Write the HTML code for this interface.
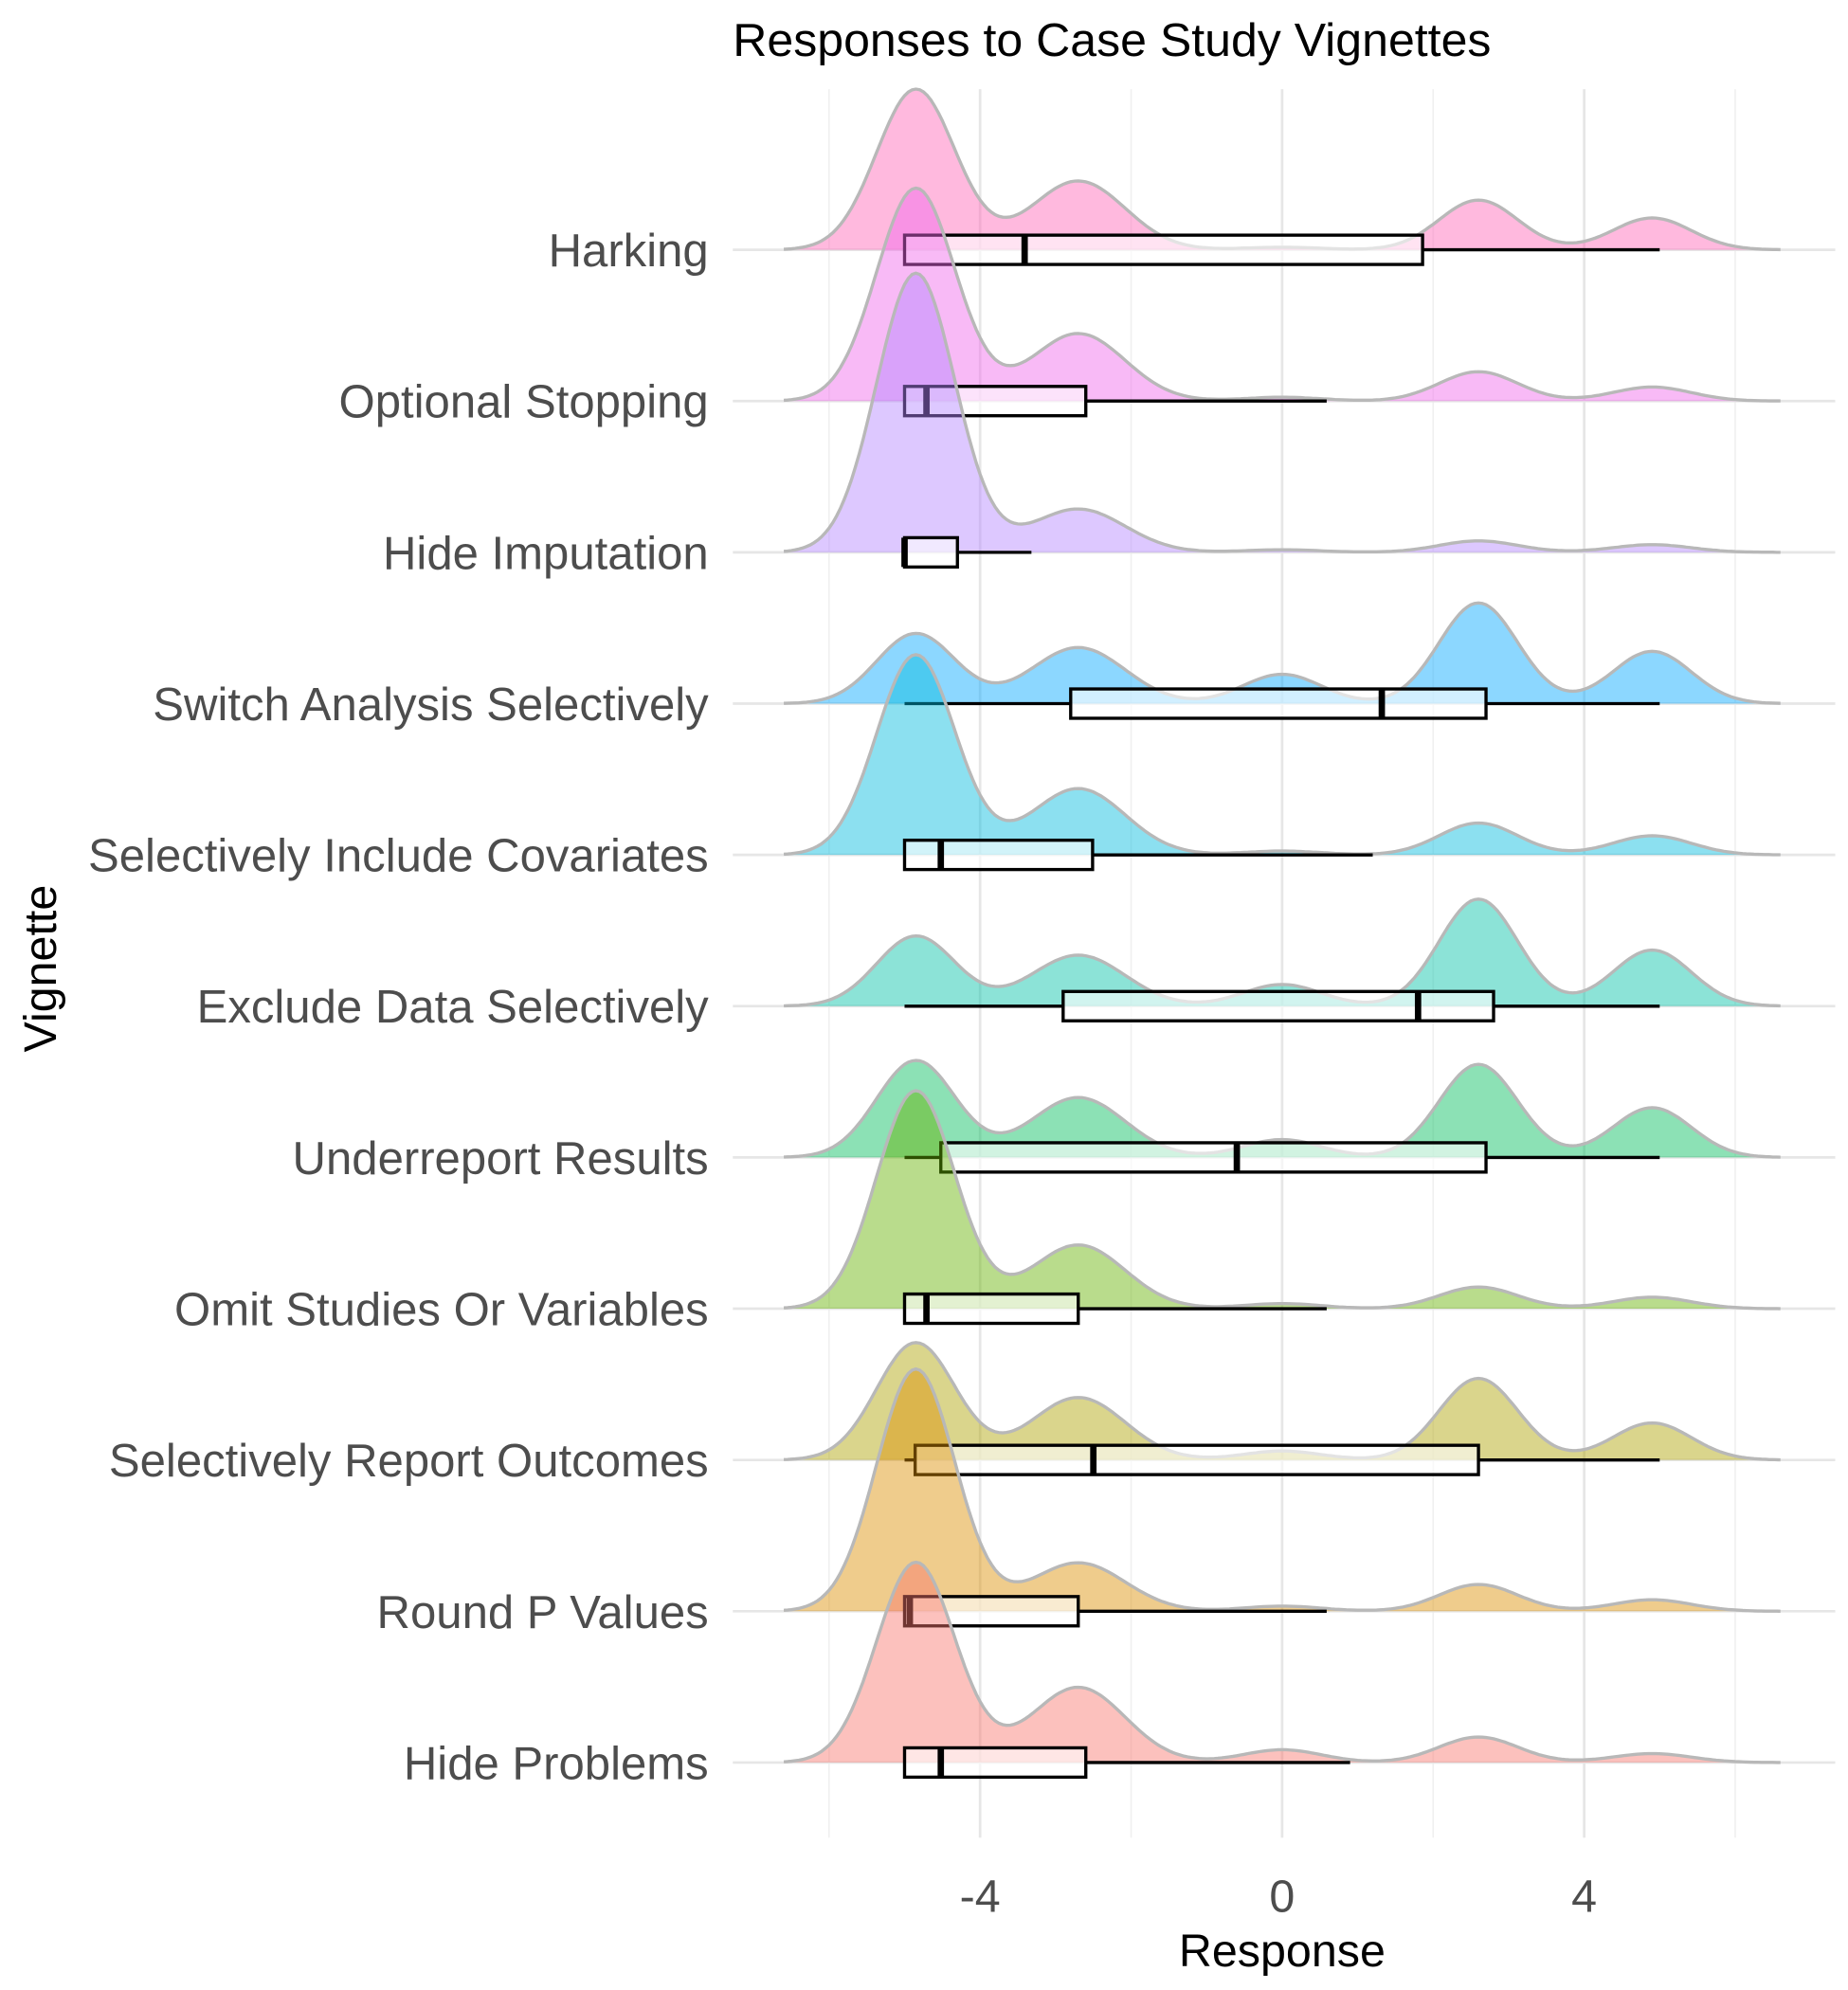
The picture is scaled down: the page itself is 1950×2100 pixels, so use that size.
<!DOCTYPE html>
<html><head><meta charset="utf-8"><style>
html,body{margin:0;padding:0;background:#fff;}
svg{display:block;}
text{font-family:"Liberation Sans",Arial,sans-serif;}
</style></head><body>
<svg id="chart" width="1950" height="2100" viewBox="0 0 1450 1561.5" xmlns="http://www.w3.org/2000/svg">
<g id="grid"></g>
<g id="ridges"></g>
<g id="ylabels"></g>
<g id="xlabels"></g>
<text x="575" y="44" font-size="36.5" fill="#000" textLength="595" lengthAdjust="spacingAndGlyphs">Responses to Case Study Vignettes</text>
<text x="1006" y="1543" font-size="36" fill="#000" text-anchor="middle">Response</text>
<text x="0" y="0" font-size="36" fill="#000" text-anchor="middle" transform="translate(44,760) rotate(-90)">Vignette</text>
</svg>
<script>
// data (bottom to top)
const categories = ["Hide Problems","Round P Values","Selectively Report Outcomes","Omit Studies Or Variables","Underreport Results","Exclude Data Selectively","Selectively Include Covariates","Switch Analysis Selectively","Hide Imputation","Optional Stopping","Harking"];
const colors = ["#F8766D","#DB8E00","#AEA200","#64B200","#00BD5C","#00C1A7","#00BADE","#00A6FF","#B385FF","#EF67EB","#FF63B6"];
const modeCenters = [-4.85,-2.7,0,2.6,4.9];
// relative density heights at each mode
const modeHeights = [
 [1.57,0.59,0.10,0.20,0.07],
 [1.90,0.38,0.04,0.21,0.09],
 [0.92,0.49,0.07,0.64,0.29],
 [1.71,0.50,0.04,0.17,0.09],
 [0.76,0.47,0.14,0.73,0.39],
 [0.55,0.40,0.17,0.84,0.44],
 [1.57,0.52,0.03,0.25,0.15],
 [0.55,0.44,0.23,0.79,0.41],
 [2.19,0.34,0.02,0.09,0.06],
 [1.67,0.53,0.03,0.23,0.11],
 [1.26,0.54,0.02,0.39,0.25]
];
const whiskerLow  = [-5,-5,-5,-5,-5,-5,-5,-5,-5,-5,-5];
const boxLow      = [-5,-5,-4.86,-5,-4.52,-2.9,-5,-2.8,-5,-5,-5];
const medians     = [-4.52,-4.93,-2.5,-4.71,-0.6,1.8,-4.52,1.32,-5,-4.71,-3.41];
const boxHigh     = [-2.6,-2.7,2.6,-2.7,2.7,2.8,-2.51,2.7,-4.3,-2.6,1.86];
const whiskerHigh = [0.9,0.59,5,0.59,5,5,1.2,5,-3.32,0.59,5];
const xTicks = [-4,0,4];
const xTickLabels = ["-4","0","4"];
const xMinor = [-6,-2,2,6];

const NS="http://www.w3.org/2000/svg";
const X=v=>1006+v*59.25;
const rowY=i=>1383-i*118.7;
const H=d=>d*100;
function mk(tag,attrs,parent){const e=document.createElementNS(NS,tag);for(const k in attrs)e.setAttribute(k,attrs[k]);parent.appendChild(e);return e;}
const grid=document.getElementById('grid'),ridges=document.getElementById('ridges'),yl=document.getElementById('ylabels'),xl=document.getElementById('xlabels');
xMinor.forEach(v=>{
 const l=mk('line',{x1:X(v),x2:X(v),y1:70,y2:1442,stroke:'#f0f0f0','stroke-width':1.2},grid);
 
 
});
xTicks.forEach((v,i)=>{
 const l=mk('line',{x1:X(v),x2:X(v),y1:70,y2:1442,stroke:'#e6e6e6','stroke-width':2},grid);
 
 
 const t=mk('text',{x:X(v),y:1500,'font-size':36,fill:'#4d4d4d','text-anchor':'middle'},xl);
 t.textContent=xTickLabels[i];
 
 
});
categories.forEach((c,i)=>{
 const l=mk('line',{x1:575,x2:1440,y1:rowY(i),y2:rowY(i),stroke:'#e6e6e6','stroke-width':2},grid);
 
 
 const t=mk('text',{x:556,y:rowY(i)+13,'font-size':36.5,fill:'#4d4d4d','text-anchor':'end'},yl);
 t.textContent=c;
 
 
});
function dens(i,x){let s=0;modeHeights[i].forEach((h,k)=>{const sg=k===1?0.62:0.52;s+=h*Math.exp(-Math.pow(x-modeCenters[k],2)/(2*sg*sg));});return s;}
for(let i=categories.length-1;i>=0;i--){
 const g=mk('g',{},ridges);
 
 
 const y0=rowY(i);let pts=[];
 for(let x=-6.6;x<=6.6001;x+=0.05)pts.push(X(x).toFixed(1)+','+(y0-H(dens(i,x))).toFixed(1));
 const area=mk('path',{d:'M'+X(-6.6)+','+y0+' L'+pts.join(' L')+' L'+X(6.6)+','+y0+' Z',fill:colors[i],'fill-opacity':0.45},g);
 
 
 const line=mk('path',{d:'M'+pts.join(' L'),fill:'none',stroke:'#b8b8b8','stroke-width':2.5},g);
 
 
 const wl=mk('line',{x1:X(whiskerLow[i]),x2:X(boxLow[i]),y1:y0,y2:y0,stroke:'#000','stroke-width':2.5},g);
 
 
 const wh=mk('line',{x1:X(boxHigh[i]),x2:X(whiskerHigh[i]),y1:y0,y2:y0,stroke:'#000','stroke-width':2.5},g);
 
 
 const b=mk('rect',{x:X(boxLow[i]),y:y0-11.5,width:X(boxHigh[i])-X(boxLow[i]),height:23,fill:'#fff','fill-opacity':0.6,stroke:'#000','stroke-width':2.5},g);
 
 
 const m=mk('line',{x1:X(medians[i]),x2:X(medians[i]),y1:y0-11.5,y2:y0+11.5,stroke:'#000','stroke-width':5},g);
 
 
}
</script>
</body></html>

**TASK TO CARRY OUT:**
All the material shown above is to be copied exactly, with no pictures carried over.

**COMPLETE OUTPUT:**
Write the HTML code for this interface.
The picture is scaled down: the page itself is 1950×2100 pixels, so use that size.
<!DOCTYPE html>
<html><head><meta charset="utf-8"><style>
html,body{margin:0;padding:0;background:#fff;}
svg{display:block;}
text{font-family:"Liberation Sans",Arial,sans-serif;}
</style></head><body>
<svg id="chart" width="1950" height="2100" viewBox="0 0 1450 1561.5" xmlns="http://www.w3.org/2000/svg">
<g id="grid"></g>
<g id="ridges"></g>
<g id="ylabels"></g>
<g id="xlabels"></g>
<text x="575" y="44" font-size="36.5" fill="#000" textLength="595" lengthAdjust="spacingAndGlyphs">Responses to Case Study Vignettes</text>
<text x="1006" y="1543" font-size="36" fill="#000" text-anchor="middle">Response</text>
<text x="0" y="0" font-size="36" fill="#000" text-anchor="middle" transform="translate(44,760) rotate(-90)">Vignette</text>
</svg>
<script>
// data (bottom to top)
const categories = ["Hide Problems","Round P Values","Selectively Report Outcomes","Omit Studies Or Variables","Underreport Results","Exclude Data Selectively","Selectively Include Covariates","Switch Analysis Selectively","Hide Imputation","Optional Stopping","Harking"];
const colors = ["#F8766D","#DB8E00","#AEA200","#64B200","#00BD5C","#00C1A7","#00BADE","#00A6FF","#B385FF","#EF67EB","#FF63B6"];
const modeCenters = [-4.85,-2.7,0,2.6,4.9];
// relative density heights at each mode
const modeHeights = [
 [1.57,0.59,0.10,0.20,0.07],
 [1.90,0.38,0.04,0.21,0.09],
 [0.92,0.49,0.07,0.64,0.29],
 [1.71,0.50,0.04,0.17,0.09],
 [0.76,0.47,0.14,0.73,0.39],
 [0.55,0.40,0.17,0.84,0.44],
 [1.57,0.52,0.03,0.25,0.15],
 [0.55,0.44,0.23,0.79,0.41],
 [2.19,0.34,0.02,0.09,0.06],
 [1.67,0.53,0.03,0.23,0.11],
 [1.26,0.54,0.02,0.39,0.25]
];
const whiskerLow  = [-5,-5,-5,-5,-5,-5,-5,-5,-5,-5,-5];
const boxLow      = [-5,-5,-4.86,-5,-4.52,-2.9,-5,-2.8,-5,-5,-5];
const medians     = [-4.52,-4.93,-2.5,-4.71,-0.6,1.8,-4.52,1.32,-5,-4.71,-3.41];
const boxHigh     = [-2.6,-2.7,2.6,-2.7,2.7,2.8,-2.51,2.7,-4.3,-2.6,1.86];
const whiskerHigh = [0.9,0.59,5,0.59,5,5,1.2,5,-3.32,0.59,5];
const xTicks = [-4,0,4];
const xTickLabels = ["-4","0","4"];
const xMinor = [-6,-2,2,6];

const NS="http://www.w3.org/2000/svg";
const X=v=>1006+v*59.25;
const rowY=i=>1383-i*118.7;
const H=d=>d*100;
function mk(tag,attrs,parent){const e=document.createElementNS(NS,tag);for(const k in attrs)e.setAttribute(k,attrs[k]);parent.appendChild(e);return e;}
const grid=document.getElementById('grid'),ridges=document.getElementById('ridges'),yl=document.getElementById('ylabels'),xl=document.getElementById('xlabels');
xMinor.forEach(v=>{
 const l=mk('line',{x1:X(v),x2:X(v),y1:70,y2:1442,stroke:'#f0f0f0','stroke-width':1.2},grid);
 
 
});
xTicks.forEach((v,i)=>{
 const l=mk('line',{x1:X(v),x2:X(v),y1:70,y2:1442,stroke:'#e6e6e6','stroke-width':2},grid);
 
 
 const t=mk('text',{x:X(v),y:1500,'font-size':36,fill:'#4d4d4d','text-anchor':'middle'},xl);
 t.textContent=xTickLabels[i];
 
 
});
categories.forEach((c,i)=>{
 const l=mk('line',{x1:575,x2:1440,y1:rowY(i),y2:rowY(i),stroke:'#e6e6e6','stroke-width':2},grid);
 
 
 const t=mk('text',{x:556,y:rowY(i)+13,'font-size':36.5,fill:'#4d4d4d','text-anchor':'end'},yl);
 t.textContent=c;
 
 
});
function dens(i,x){let s=0;modeHeights[i].forEach((h,k)=>{const sg=k===1?0.62:0.52;s+=h*Math.exp(-Math.pow(x-modeCenters[k],2)/(2*sg*sg));});return s;}
for(let i=categories.length-1;i>=0;i--){
 const g=mk('g',{},ridges);
 
 
 const y0=rowY(i);let pts=[];
 for(let x=-6.6;x<=6.6001;x+=0.05)pts.push(X(x).toFixed(1)+','+(y0-H(dens(i,x))).toFixed(1));
 const area=mk('path',{d:'M'+X(-6.6)+','+y0+' L'+pts.join(' L')+' L'+X(6.6)+','+y0+' Z',fill:colors[i],'fill-opacity':0.45},g);
 
 
 const line=mk('path',{d:'M'+pts.join(' L'),fill:'none',stroke:'#b8b8b8','stroke-width':2.5},g);
 
 
 const wl=mk('line',{x1:X(whiskerLow[i]),x2:X(boxLow[i]),y1:y0,y2:y0,stroke:'#000','stroke-width':2.5},g);
 
 
 const wh=mk('line',{x1:X(boxHigh[i]),x2:X(whiskerHigh[i]),y1:y0,y2:y0,stroke:'#000','stroke-width':2.5},g);
 
 
 const b=mk('rect',{x:X(boxLow[i]),y:y0-11.5,width:X(boxHigh[i])-X(boxLow[i]),height:23,fill:'#fff','fill-opacity':0.6,stroke:'#000','stroke-width':2.5},g);
 
 
 const m=mk('line',{x1:X(medians[i]),x2:X(medians[i]),y1:y0-11.5,y2:y0+11.5,stroke:'#000','stroke-width':5},g);
 
 
}
</script>
</body></html>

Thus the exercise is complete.